As mentioned above, the standard examples of lax-idempotent 2-monads are those on $\mathrm{Cat}$ whose algebras are categories with all colimits of a specified class. Dually, there are colax-idempotent 2-monads which adjoin limits of a specified class.

A converse is given by Power et. al., who show that a 2-monad is a monad for free cocompletions if and only if it is lax-idempotent and the unit $\eta$ is dense (plus a coherence condition).

An important example of a colax-idempotent monad is the monad on $\mathrm{Cat}/B$ that takes $p:E\to B$ to the projection $B/p\to p$ out of the comma category. The algebras for this monad are Grothendieck fibrations over $B$; see also fibration in a 2-category. The monad $p↦p/B$ is lax-idempotent, and its algebras are opfibrations.

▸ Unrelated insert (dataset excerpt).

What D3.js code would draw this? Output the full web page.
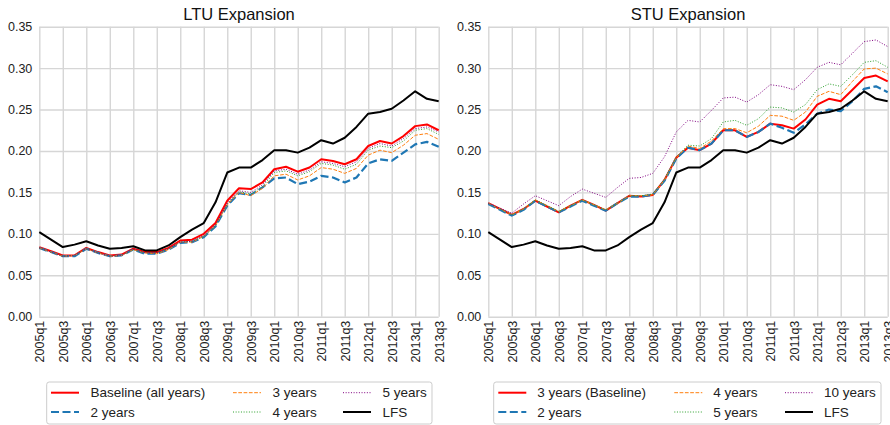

This latter is actually a special case of a general situation. If $T$ is a (2-)monad relative to which one can define generalized multicategories, then often it induces a lax-idempotent 2-monad $\stackrel{˜}{T}$ on the 2-category of such generalized multicategories (aka “virtual $T$-algebras”), such that (pseudo) $\stackrel{˜}{T}$-algebras are equivalent to (pseudo) $T$-algebras. When $T$ is the 2-monad whose algebras are strict 2-functors $B\to \mathrm{Cat}$ and whose pseudo algebras are pseudofunctors $B\to \mathrm{Cat}$, then a virtual $T$-algebra is a category over $B$, and it is a pseudo $\stackrel{˜}{T}$-algebra just when it is an opfibration. Similarly, there is a lax-idempotent 2-monad on the 2-category of multicategories whose pseudo algebras are monoidal categories, and so on.

## References

• Max Kelly, Steve Lack, On property-like structures, TAC 3(9), 1997.
• Kock, Monads for which structures are adjoint to units, JPAA 104:41–59, 1995.